### Recorded information

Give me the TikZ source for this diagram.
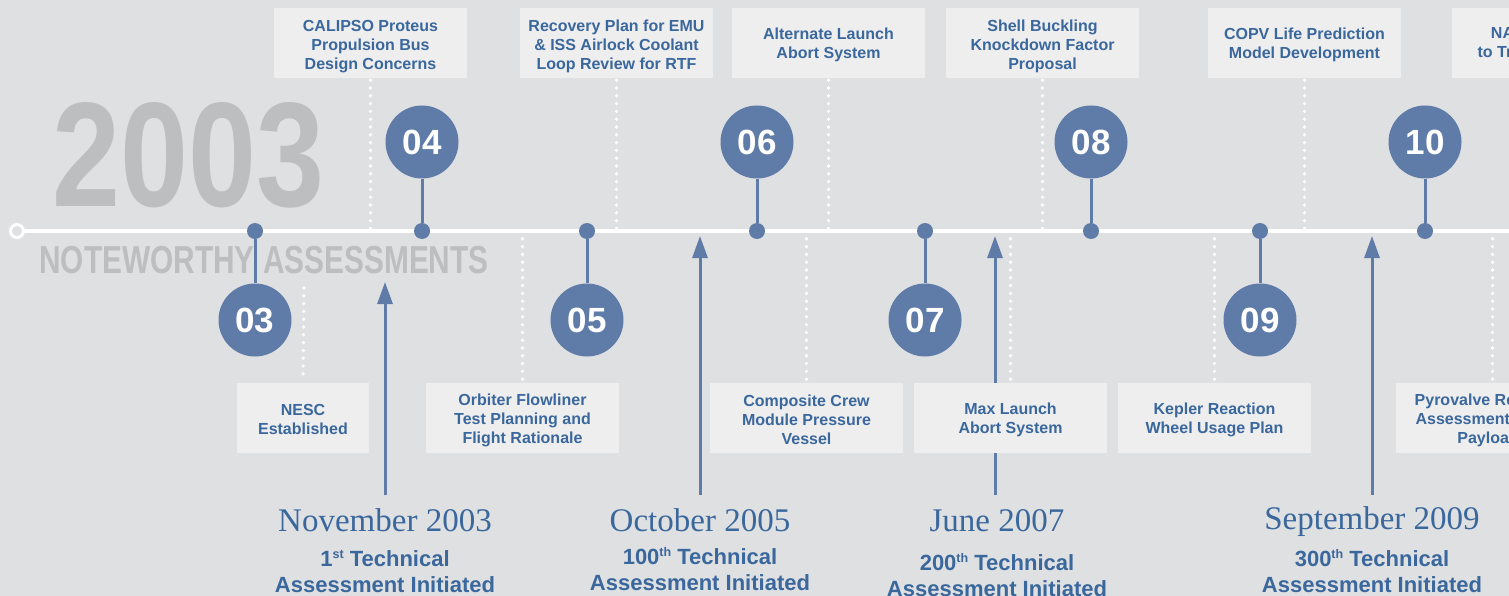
\documentclass[tikz,border=0pt]{standalone}
\usepackage{fontspec}
\setmainfont{Liberation Sans}
\newfontfamily\monthfont{Liberation Serif}
\usetikzlibrary{arrows.meta}
\definecolor{bg}{HTML}{DFE0E2}
\definecolor{boxfill}{HTML}{EEEEEF}
\definecolor{pinblue}{HTML}{5F7BA8}
\definecolor{txtblue}{HTML}{3A679C}
\definecolor{ghost}{HTML}{BDBEC0}
% small raised ordinal suffix
\newcommand\ordsup[1]{\raisebox{7.5pt}{\fontsize{12.5}{12.5}\selectfont #1}}
\begin{document}
\begin{tikzpicture}[x=1pt,y=-1pt,
  notebox/.style={fill=boxfill, minimum width=193pt, minimum height=70pt, inner sep=0pt},
  notetext/.style={inner sep=0pt, align=center, text=txtblue,
    font=\fontsize{16}{19}\selectfont\bfseries},
  dotline/.style={white, line width=3.6pt, line cap=round, dash pattern=on 0pt off 7.8pt},
  pin/.style={circle, fill=pinblue, minimum size=73pt, inner sep=0pt, text=white,
    font=\fontsize{35}{35}\selectfont\bfseries},
  pindot/.style={circle, fill=pinblue, minimum size=16pt, inner sep=0pt},
  stem/.style={pinblue, line width=3pt},
  milestone/.style={pinblue, line width=3pt, -{Triangle[width=15pt,length=22pt]}},
  month/.style={anchor=base, inner sep=0pt, text=txtblue, font=\monthfont\fontsize{33}{33}\selectfont},
  count/.style={anchor=base, inner sep=0pt, text=txtblue, font=\fontsize{22}{26}\selectfont\bfseries},
  ghosttext/.style={anchor=base, inner sep=0pt, text=ghost},
]
\useasboundingbox (0,0) rectangle (1509,596);
\clip (0,0) rectangle (1509,596);
\fill[bg] (0,0) rectangle (1509,596);

% title lettering
\node[ghosttext, font=\fontsize{149}{149}\selectfont\bfseries] (year) at (188.5,207) {\scalebox{0.82}[1]{2003}};
\node[ghosttext, font=\fontsize{39}{39}\selectfont\bfseries] (subtitle) at (264,273.5) {\scalebox{0.765}[1]{NOTEWORTHY ASSESSMENTS}};

% milestone arrows, drawn first so the boxes sit over them
\coordinate (m1s) at (385,495); \coordinate (m1e) at (385,282);
\coordinate (m2s) at (700,495); \coordinate (m2e) at (700,236);
\coordinate (m3s) at (995,495); \coordinate (m3e) at (995,236);
\coordinate (m4s) at (1372,495); \coordinate (m4e) at (1372,236);
\draw[milestone] (m1s) -- (m1e);
\draw[milestone] (m2s) -- (m2e);
\draw[milestone] (m3s) -- (m3e);
\draw[milestone] (m4s) -- (m4e);

% assessment boxes above the axis
\node[notebox] (calipso) at (370.5,43) {};
\node[notebox] (emu) at (616.5,43) {};
\node[notebox] (alas) at (828.5,43) {};
\node[notebox] (shell) at (1042.5,43) {};
\node[notebox] (copv) at (1304.5,43) {};
\node[notebox] (miners) at (1548.5,43) {};
\node[notetext] (calipsoT) at ([yshift=-3.5pt]calipso.center) {CALIPSO Proteus\\Propulsion Bus\\Design Concerns};
\node[notetext] (emuT) at ([yshift=-3.5pt]emu.center) {Recovery Plan for EMU\\\& ISS Airlock Coolant\\Loop Review for RTF};
\node[notetext] (alasT) at ([yshift=-1.5pt]alas.center) {Alternate Launch\\Abort System};
\node[notetext] (shellT) at ([yshift=-3.5pt]shell.center) {Shell Buckling\\Knockdown Factor\\Proposal};
\node[notetext] (copvT) at ([yshift=-1.5pt]copv.center) {COPV Life Prediction\\Model Development};
\node[notetext] (minersT) at ([yshift=-1.5pt, xshift=-2pt]miners.center) {NASA Support\\to Trapped Miners};

% assessment boxes below the axis
\node[notebox, minimum width=132pt] (nesc) at (303,417.5) {};
\node[notebox] (flowliner) at (522.5,417.5) {};
\node[notebox] (ccm) at (806.5,417.5) {};
\node[notebox] (mlas) at (1010.5,417.5) {};
\node[notebox] (kepler) at (1214.5,417.5) {};
\node[notebox] (pyro) at (1492.5,417.5) {};
\node[notetext] (nescT) at ([yshift=-1.5pt]nesc.center) {NESC\\Established};
\node[notetext] (flowlinerT) at ([yshift=-2.5pt]flowliner.center) {Orbiter Flowliner\\Test Planning and\\Flight Rationale};
\node[notetext] (ccmT) at ([yshift=-2.5pt]ccm.center) {Composite Crew\\Module Pressure\\Vessel};
\node[notetext] (mlasT) at ([yshift=-2pt]mlas.center) {Max Launch\\Abort System};
\node[notetext] (keplerT) at ([yshift=-2pt]kepler.center) {Kepler Reaction\\Wheel Usage Plan};
\node[notetext] (pyroT) at ([yshift=-2.5pt]pyro.center) {Pyrovalve Reliability\\Assessment for Key\\Payloads};

% timeline axis
\coordinate (tlend) at (1530,231);
\node[circle, draw=white, line width=3pt, fill=bg, minimum size=13pt, inner sep=0pt] (origin) at (17,231) {};

% dotted leaders between boxes and axis
\coordinate (nesctop) at (304,288);
\foreach \b in {calipso,emu,alas,shell,copv,miners}
  \draw[dotline] ([yshift=-2pt]\b.south) -- (\b.south |- origin);
\foreach \b in {flowliner,ccm,mlas,kepler,pyro}
  \draw[dotline] (\b.north |- origin) -- ([yshift=2pt]\b.north);
\draw[dotline] (nesctop) -- ([yshift=2pt]nesc.north);

\draw[white, line width=4.5pt] (origin.east) -- (tlend);

% numbered pins
\foreach \n/\x in {04/422,06/757,08/1091,10/1425} {
  \node[pindot] (d\n) at (\x,231) {};
  \node[pin] (p\n) at (\x,142) {\n};
  \draw[stem] (p\n) -- (d\n);
}
\foreach \n/\x in {03/255,05/587,07/925,09/1260} {
  \node[pindot] (d\n) at (\x,231) {};
  \node[pin] (p\n) at (\x,320) {\n};
  \draw[stem] (p\n) -- (d\n);
}

% milestone captions
\node[month] (mon1) at (385,531) {November 2003};
\node[count] (c1a) at (385,566) {1\ordsup{st} Technical};
\node[count] (c1b) at (385,592) {Assessment Initiated};
\node[month] (mon2) at (700,531) {October 2005};
\node[count] (c2a) at (700,564) {100\ordsup{th} Technical};
\node[count] (c2b) at (700,590) {Assessment Initiated};
\node[month] (mon3) at (997,531) {June 2007};
\node[count] (c3a) at (997,570) {200\ordsup{th} Technical};
\node[count] (c3b) at (997,596) {Assessment Initiated};
\node[month] (mon4) at (1372,529) {September 2009};
\node[count] (c4a) at (1372,566) {300\ordsup{th} Technical};
\node[count] (c4b) at (1372,592) {Assessment Initiated};
\end{tikzpicture}
\end{document}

######

Leave out the pictures and give the listing above again exactly.

Give me the TikZ source for this diagram.
\documentclass[tikz,border=0pt]{standalone}
\usepackage{fontspec}
\setmainfont{Liberation Sans}
\newfontfamily\monthfont{Liberation Serif}
\usetikzlibrary{arrows.meta}
\definecolor{bg}{HTML}{DFE0E2}
\definecolor{boxfill}{HTML}{EEEEEF}
\definecolor{pinblue}{HTML}{5F7BA8}
\definecolor{txtblue}{HTML}{3A679C}
\definecolor{ghost}{HTML}{BDBEC0}
% small raised ordinal suffix
\newcommand\ordsup[1]{\raisebox{7.5pt}{\fontsize{12.5}{12.5}\selectfont #1}}
\begin{document}
\begin{tikzpicture}[x=1pt,y=-1pt,
  notebox/.style={fill=boxfill, minimum width=193pt, minimum height=70pt, inner sep=0pt},
  notetext/.style={inner sep=0pt, align=center, text=txtblue,
    font=\fontsize{16}{19}\selectfont\bfseries},
  dotline/.style={white, line width=3.6pt, line cap=round, dash pattern=on 0pt off 7.8pt},
  pin/.style={circle, fill=pinblue, minimum size=73pt, inner sep=0pt, text=white,
    font=\fontsize{35}{35}\selectfont\bfseries},
  pindot/.style={circle, fill=pinblue, minimum size=16pt, inner sep=0pt},
  stem/.style={pinblue, line width=3pt},
  milestone/.style={pinblue, line width=3pt, -{Triangle[width=15pt,length=22pt]}},
  month/.style={anchor=base, inner sep=0pt, text=txtblue, font=\monthfont\fontsize{33}{33}\selectfont},
  count/.style={anchor=base, inner sep=0pt, text=txtblue, font=\fontsize{22}{26}\selectfont\bfseries},
  ghosttext/.style={anchor=base, inner sep=0pt, text=ghost},
]
\useasboundingbox (0,0) rectangle (1509,596);
\clip (0,0) rectangle (1509,596);
\fill[bg] (0,0) rectangle (1509,596);

% title lettering
\node[ghosttext, font=\fontsize{149}{149}\selectfont\bfseries] (year) at (188.5,207) {\scalebox{0.82}[1]{2003}};
\node[ghosttext, font=\fontsize{39}{39}\selectfont\bfseries] (subtitle) at (264,273.5) {\scalebox{0.765}[1]{NOTEWORTHY ASSESSMENTS}};

% milestone arrows, drawn first so the boxes sit over them
\coordinate (m1s) at (385,495); \coordinate (m1e) at (385,282);
\coordinate (m2s) at (700,495); \coordinate (m2e) at (700,236);
\coordinate (m3s) at (995,495); \coordinate (m3e) at (995,236);
\coordinate (m4s) at (1372,495); \coordinate (m4e) at (1372,236);
\draw[milestone] (m1s) -- (m1e);
\draw[milestone] (m2s) -- (m2e);
\draw[milestone] (m3s) -- (m3e);
\draw[milestone] (m4s) -- (m4e);

% assessment boxes above the axis
\node[notebox] (calipso) at (370.5,43) {};
\node[notebox] (emu) at (616.5,43) {};
\node[notebox] (alas) at (828.5,43) {};
\node[notebox] (shell) at (1042.5,43) {};
\node[notebox] (copv) at (1304.5,43) {};
\node[notebox] (miners) at (1548.5,43) {};
\node[notetext] (calipsoT) at ([yshift=-3.5pt]calipso.center) {CALIPSO Proteus\\Propulsion Bus\\Design Concerns};
\node[notetext] (emuT) at ([yshift=-3.5pt]emu.center) {Recovery Plan for EMU\\\& ISS Airlock Coolant\\Loop Review for RTF};
\node[notetext] (alasT) at ([yshift=-1.5pt]alas.center) {Alternate Launch\\Abort System};
\node[notetext] (shellT) at ([yshift=-3.5pt]shell.center) {Shell Buckling\\Knockdown Factor\\Proposal};
\node[notetext] (copvT) at ([yshift=-1.5pt]copv.center) {COPV Life Prediction\\Model Development};
\node[notetext] (minersT) at ([yshift=-1.5pt, xshift=-2pt]miners.center) {NASA Support\\to Trapped Miners};

% assessment boxes below the axis
\node[notebox, minimum width=132pt] (nesc) at (303,417.5) {};
\node[notebox] (flowliner) at (522.5,417.5) {};
\node[notebox] (ccm) at (806.5,417.5) {};
\node[notebox] (mlas) at (1010.5,417.5) {};
\node[notebox] (kepler) at (1214.5,417.5) {};
\node[notebox] (pyro) at (1492.5,417.5) {};
\node[notetext] (nescT) at ([yshift=-1.5pt]nesc.center) {NESC\\Established};
\node[notetext] (flowlinerT) at ([yshift=-2.5pt]flowliner.center) {Orbiter Flowliner\\Test Planning and\\Flight Rationale};
\node[notetext] (ccmT) at ([yshift=-2.5pt]ccm.center) {Composite Crew\\Module Pressure\\Vessel};
\node[notetext] (mlasT) at ([yshift=-2pt]mlas.center) {Max Launch\\Abort System};
\node[notetext] (keplerT) at ([yshift=-2pt]kepler.center) {Kepler Reaction\\Wheel Usage Plan};
\node[notetext] (pyroT) at ([yshift=-2.5pt]pyro.center) {Pyrovalve Reliability\\Assessment for Key\\Payloads};

% timeline axis
\coordinate (tlend) at (1530,231);
\node[circle, draw=white, line width=3pt, fill=bg, minimum size=13pt, inner sep=0pt] (origin) at (17,231) {};

% dotted leaders between boxes and axis
\coordinate (nesctop) at (304,288);
\foreach \b in {calipso,emu,alas,shell,copv,miners}
  \draw[dotline] ([yshift=-2pt]\b.south) -- (\b.south |- origin);
\foreach \b in {flowliner,ccm,mlas,kepler,pyro}
  \draw[dotline] (\b.north |- origin) -- ([yshift=2pt]\b.north);
\draw[dotline] (nesctop) -- ([yshift=2pt]nesc.north);

\draw[white, line width=4.5pt] (origin.east) -- (tlend);

% numbered pins
\foreach \n/\x in {04/422,06/757,08/1091,10/1425} {
  \node[pindot] (d\n) at (\x,231) {};
  \node[pin] (p\n) at (\x,142) {\n};
  \draw[stem] (p\n) -- (d\n);
}
\foreach \n/\x in {03/255,05/587,07/925,09/1260} {
  \node[pindot] (d\n) at (\x,231) {};
  \node[pin] (p\n) at (\x,320) {\n};
  \draw[stem] (p\n) -- (d\n);
}

% milestone captions
\node[month] (mon1) at (385,531) {November 2003};
\node[count] (c1a) at (385,566) {1\ordsup{st} Technical};
\node[count] (c1b) at (385,592) {Assessment Initiated};
\node[month] (mon2) at (700,531) {October 2005};
\node[count] (c2a) at (700,564) {100\ordsup{th} Technical};
\node[count] (c2b) at (700,590) {Assessment Initiated};
\node[month] (mon3) at (997,531) {June 2007};
\node[count] (c3a) at (997,570) {200\ordsup{th} Technical};
\node[count] (c3b) at (997,596) {Assessment Initiated};
\node[month] (mon4) at (1372,529) {September 2009};
\node[count] (c4a) at (1372,566) {300\ordsup{th} Technical};
\node[count] (c4b) at (1372,592) {Assessment Initiated};
\end{tikzpicture}
\end{document}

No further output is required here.